Soft skills: General skills you acquire through your life experiences that are useful in multiple fields.
3. What kind of personality do I have?
The way you think and behave usually has a strong influence on your career choice. When thinking about your career, try to assess some aspects of your personality. You can determine whether you enjoy leading or following orders, if you prefer working with others or alone and other similar elements of your personality that can relate to your professional life.
4. What education or training do I need to fulfill my career goals?
When setting your career objectives, determining what to learn to achieve them is an important step. Some jobs have clear educational requirements, while others allow a more flexible approach. Knowing the time and money it takes to pursue a career can help you make a more informed decision.
5. What is the job outlook for this career?
When analyzing a potential career path, it may be helpful to research the estimated job outlook for the upcoming years. A popular occupation may offer a better salary, but competition for jobs could be stronger. A less popular one may not seem like the right choice initially, but your chance of having a successful career in the future might improve.
6. What's my ideal work-life balance?
Deciding how much time you want to dedicate to your career is an important factor when determining your career goals. The more time you spend either working or improving your skills, the better your chance for career advancement. It's important to allow for personal time or you might burn out or lose motivation. Finding the right balance for your personality can be an important career move.
7. How happy am I with my current career?
Assessing your career path can help you determine if you need a change and how much needs changing. You can analyze how satisfied you are with your chosen line of work in general and with your career trajectory. Depending on your conclusions, you can choose to keep things the same, change careers or work to improve your skills so you can advance in your current role.
8. Do I enjoy working indoors, outdoors or remotely?
Different professional settings typically require different soft skills. Most outdoor roles require a healthy body and the ability to withstand various weather conditions. Working in an office setting might mean that you need good communication and interpersonal skills to interact with your colleagues and supervisors. Working from home requires some self-discipline. When asking questions about your career, you can consider this as you assess the workplace conditions of a potential job.
9. Am I willing to relocate for a better career opportunity?
Some jobs that fit your profile may be in a different geographical location. Also, some specific occupations have high concentrations of jobs in certain locations. When analyzing a career, determining if you can move for a potential career opportunity can help you decide if a certain career path is appropriate for you.
Related: How to Advance in Your Career
10. What am I willing to give up for better career opportunities?
When asking questions about your career, try to determine how much you're willing to sacrifice for career advancement. You can use your previous job experiences to determine how much certain aspects affect you and if you'd accept a job despite it having those aspects. Discovering what compromises you are and aren't willing to make can help you choose your career path.
11. How is my current job helping me develop my skills?
Determining whether your current job is helping you achieve your long-term career ambitions is usually an important step for your professional development. You may conclude that your current role, although currently satisfactory, isn't helping you reach your potential.

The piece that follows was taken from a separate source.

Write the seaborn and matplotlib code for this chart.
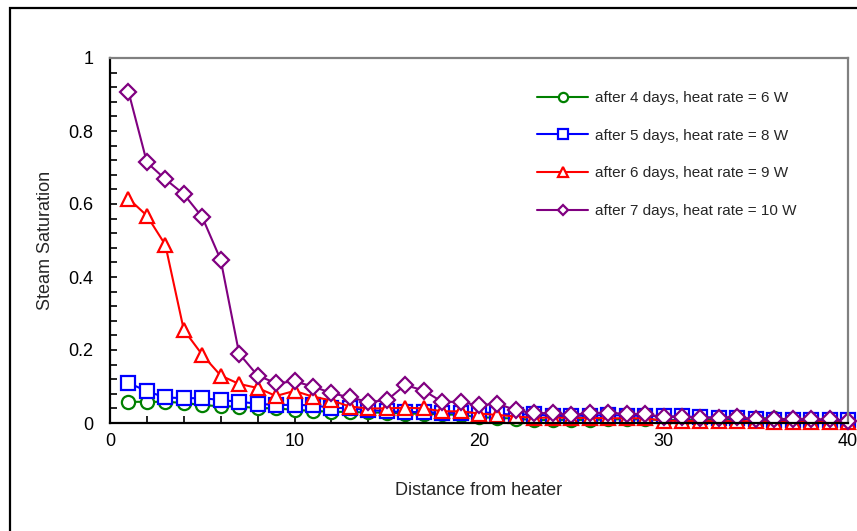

It may also help you determine when a certain job doesn't offer you advancement opportunities.
12. How important is money to me?
Although the usual purpose of a job is to earn money, this may not be the most important goal for every employee. Some may prefer job stability to a better income, while others may look for slower-paced and less stress-inducing roles. Determining how much you prioritize earnings over other aspects of your job can help you decide which careers would suit you.